What made you decide to tell the story from Riley’s perspective — that is, from the point of view of a civilian and more particularly a young woman — rather than from anyone else’s?
Hers was just the first voice, the first life that came to me. In some ways she is very much like me in some of her experiences and outlook, and in other ways not at all. Without getting too much more specific, let’s just say I never stabbed anyone, or lived in my car for more than a few nights.
How did you conduct research for the novel? Were any historical texts particularly useful or enlightening, or did you rely more upon your own preexisting knowledge of the subject?

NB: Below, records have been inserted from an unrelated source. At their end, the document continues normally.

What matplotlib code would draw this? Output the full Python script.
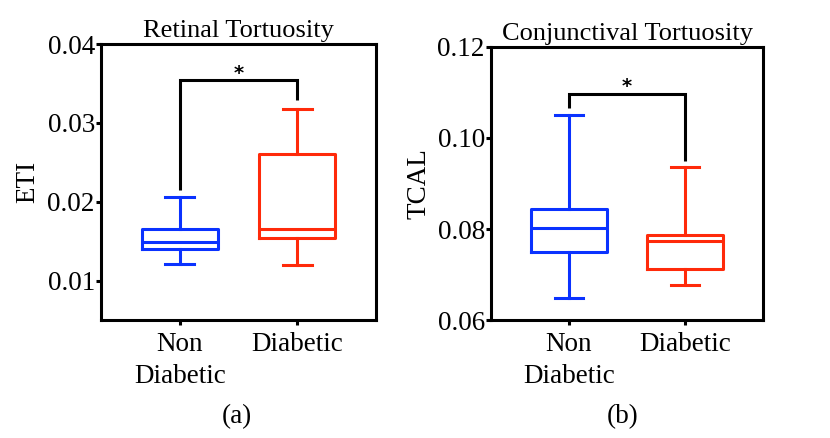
import matplotlib
matplotlib.use("Agg")
import matplotlib.pyplot as plt

plt.rcParams['font.family'] = ['Liberation Serif', 'DejaVu Serif']

groups = ['Non\nDiabetic', 'Diabetic']
colors = ['#0a32ff', '#ff2a0a']

# retinal tortuosity (ETI): whislo, q1, med, q3, whishi
eti_low = [0.0121, 0.0120]
eti_q1 = [0.0140, 0.0154]
eti_med = [0.0149, 0.0166]
eti_q3 = [0.0166, 0.0260]
eti_high = [0.0206, 0.0318]

# conjunctival tortuosity (TCAL)
tcal_low = [0.0648, 0.0678]
tcal_q1 = [0.0749, 0.0711]
tcal_med = [0.0803, 0.0774]
tcal_q3 = [0.0845, 0.0786]
tcal_high = [0.1050, 0.0937]

# significance brackets: top, left leg end, right leg end
eti_sig = [0.0354, 0.0215, 0.0329]
tcal_sig = [0.1097, 0.1065, 0.0950]

FS = 19.5


def caja(ax, low, q1, med, q3, high):
    for i in range(len(groups)):
        st = dict(whislo=low[i], q1=q1[i], med=med[i], q3=q3[i],
                  whishi=high[i], fliers=[])
        c = colors[i]
        lw = 2.2
        ax.bxp([st], positions=[i + 1], widths=0.65, showfliers=False,
               boxprops=dict(color=c, linewidth=lw),
               medianprops=dict(color=c, linewidth=lw),
               whiskerprops=dict(color=c, linewidth=lw),
               capprops=dict(color=c, linewidth=lw),
               capwidths=0.245, manage_ticks=False)


def bracket(ax, sig, star_y):
    top, l, r = sig
    ax.plot([1, 1, 2, 2], [l, top, top, r], color='black', linewidth=2.2,
            solid_capstyle='butt', solid_joinstyle='miter')
    ax.text(1.5, star_y, '*', ha='center', va='center', fontsize=14,
            fontweight='bold', family='DejaVu Sans')


def estilo(ax):
    ax.set_xlim(0.33, 2.67)
    ax.set_xticks([1, 2])
    ax.set_xticklabels(groups, fontsize=FS, linespacing=1.37)
    for s in ax.spines.values():
        s.set_linewidth(2.2)
    ax.tick_params(axis='both', width=2.2, length=3.5, labelsize=FS,
                   direction='out')
    ax.tick_params(axis='y', pad=1)
    ax.tick_params(axis='x', pad=5)


fig = plt.figure(figsize=(8.3, 4.38), dpi=100)

ax1 = fig.add_axes([0.1217, 0.2694, 0.3313, 0.6301])
caja(ax1, eti_low, eti_q1, eti_med, eti_q3, eti_high)
bracket(ax1, eti_sig, 0.0362)
ax1.set_ylim(0.005, 0.04)
ax1.set_yticks([0.01, 0.02, 0.03, 0.04])
ax1.set_yticklabels(['0.01', '0.02', '0.03', '0.04'])
estilo(ax1)
ax1.set_title('Retinal Tortuosity', fontsize=19, pad=5)
ax1.set_ylabel('ETI', fontsize=FS, labelpad=5)

ax2 = fig.add_axes([0.5916, 0.2694, 0.3277, 0.6233])
caja(ax2, tcal_low, tcal_q1, tcal_med, tcal_q3, tcal_high)
bracket(ax2, tcal_sig, 0.1113)
ax2.set_ylim(0.06, 0.12)
ax2.set_yticks([0.06, 0.08, 0.10, 0.12])
ax2.set_yticklabels(['0.06', '0.08', '0.10', '0.12'])
estilo(ax2)
ax2.set_title('Conjunctival Tortuosity', fontsize=19, pad=5)
ax2.set_ylabel('TCAL', fontsize=FS, labelpad=4)

fig.text(237 / 830, 1 - 417 / 438, '(a)', ha='center', va='center', fontsize=FS)
fig.text(623 / 830, 1 - 417 / 438, '(b)', ha='center', va='center', fontsize=FS)

fig.savefig('out.png', dpi=100)
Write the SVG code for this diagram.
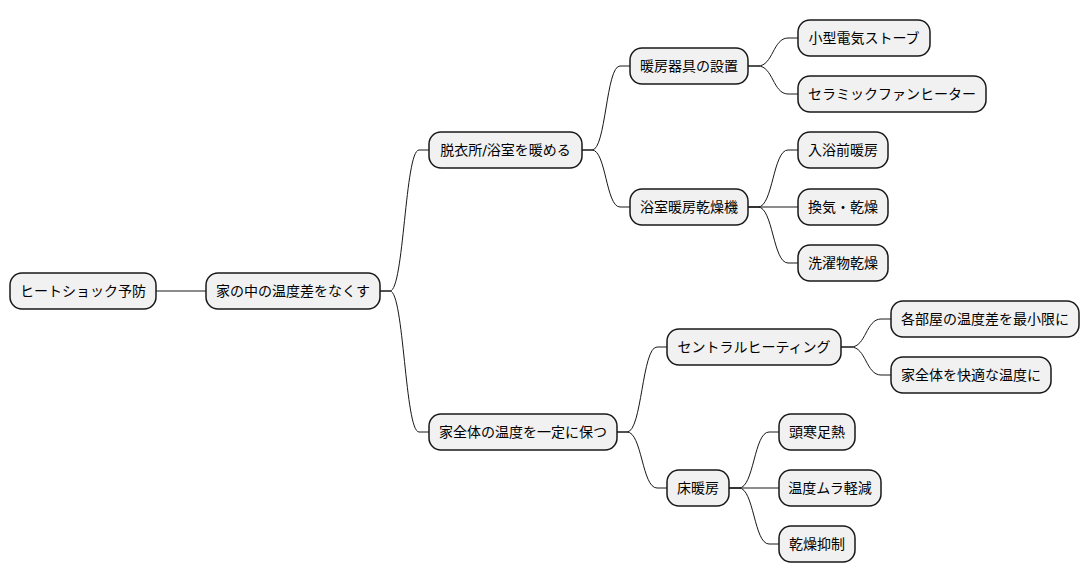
<svg xmlns="http://www.w3.org/2000/svg" width="1090" height="583" viewBox="0 0 1090 583">
<style>
.n rect{fill:#F1F1F1;stroke:#181818;stroke-width:1.5}
.n text{font-family:"DejaVu Sans","Noto Sans CJK JP",sans-serif;font-size:14px;fill:#000;text-anchor:middle}
.c path{fill:none;stroke:#181818;stroke-width:1}
</style>
<rect width="1090" height="583" fill="#fff"/>
<g class="c">
<path d="M156,291 L206,291"/>
<path d="M380,291 L390,291 C404,291 405,150 419,150 L429,150"/>
<path d="M380,291 L390,291 C404,291 405,432 419,432 L429,432"/>
<path d="M582,150 L592,150 C606,150 606,66 620,66 L630,66"/>
<path d="M582,150 L592,150 C606,150 606,207 620,207 L630,207"/>
<path d="M748,66 L758,66 C773,66 773,38 788,38 L798,38"/>
<path d="M748,66 L758,66 C773,66 773,94 788,94 L798,94"/>
<path d="M748,207 L758,207 C773,207 773,150 788,150 L798,150"/>
<path d="M748,207 L798,207"/>
<path d="M748,207 L758,207 C773,207 773,263 788,263 L798,263"/>
<path d="M617,432 L627,432 C642,432 642,347 657,347 L667,347"/>
<path d="M617,432 L627,432 C642,432 642,488 657,488 L667,488"/>
<path d="M841,347 L851,347 C866,347 866,319 881,319 L891,319"/>
<path d="M841,347 L851,347 C866,347 866,375 881,375 L891,375"/>
<path d="M729,488 L739,488 C754,488 754,432 769,432 L779,432"/>
<path d="M729,488 L779,488"/>
<path d="M729,488 L739,488 C754,488 754,544 769,544 L779,544"/>
</g>
<g id="root" class="n"><rect x="10" y="273" width="146" height="36" rx="12"/><text x="83" y="296">ヒートショック予防</text></g>
<g id="n1" class="n"><rect x="206" y="273" width="174" height="36" rx="12"/><text x="293" y="296">家の中の温度差をなくす</text></g>
<g id="n2" class="n"><rect x="429" y="132" width="153" height="36" rx="12"/><text x="505.5" y="155">脱衣所/浴室を暖める</text></g>
<g id="n3" class="n"><rect x="630" y="48" width="118" height="36" rx="12"/><text x="689" y="71">暖房器具の設置</text></g>
<g id="n4" class="n"><rect x="798" y="20" width="132" height="36" rx="12"/><text x="864" y="43">小型電気ストーブ</text></g>
<g id="n5" class="n"><rect x="798" y="76" width="188" height="36" rx="12"/><text x="892" y="99">セラミックファンヒーター</text></g>
<g id="n6" class="n"><rect x="630" y="189" width="118" height="36" rx="12"/><text x="689" y="212">浴室暖房乾燥機</text></g>
<g id="n7" class="n"><rect x="798" y="132" width="90" height="36" rx="12"/><text x="843" y="155">入浴前暖房</text></g>
<g id="n8" class="n"><rect x="798" y="189" width="90" height="36" rx="12"/><text x="843" y="212">換気・乾燥</text></g>
<g id="n9" class="n"><rect x="798" y="245" width="90" height="36" rx="12"/><text x="843" y="268">洗濯物乾燥</text></g>
<g id="n10" class="n"><rect x="429" y="414" width="188" height="36" rx="12"/><text x="523" y="437">家全体の温度を一定に保つ</text></g>
<g id="n11" class="n"><rect x="667" y="329" width="174" height="36" rx="12"/><text x="754" y="352">セントラルヒーティング</text></g>
<g id="n12" class="n"><rect x="891" y="301" width="188" height="36" rx="12"/><text x="985" y="324">各部屋の温度差を最小限に</text></g>
<g id="n13" class="n"><rect x="891" y="357" width="160" height="36" rx="12"/><text x="971" y="380">家全体を快適な温度に</text></g>
<g id="n14" class="n"><rect x="667" y="470" width="62" height="36" rx="12"/><text x="698" y="493">床暖房</text></g>
<g id="n15" class="n"><rect x="779" y="414" width="76" height="36" rx="12"/><text x="817" y="437">頭寒足熱</text></g>
<g id="n16" class="n"><rect x="779" y="470" width="102" height="36" rx="12"/><text x="830" y="493">温度ムラ軽減</text></g>
<g id="n17" class="n"><rect x="779" y="526" width="76" height="36" rx="12"/><text x="817" y="549">乾燥抑制</text></g>
</svg>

At my house in Montana I have an entire library of Vietnam books, both fiction and nonfiction. I have read them all, most of them more than once, and it is still so much to grasp: all the intricacies of the decisions, the mistakes that were made, how arrogant we were, how little we understood that the war we thought we were fighting was not the one the Vietnamese were fighting — and that’s why we pretty much got our asses handed to us and why all those people died or had their lives wrecked so unnecessarily. That being said, the book isn’t really about the war itself; but however much or little I do know about it informs everything Riley experiences, even as it stays so deeply in the background. I purposely kept it subtle, probably so subtle at times as to be completely undetectable.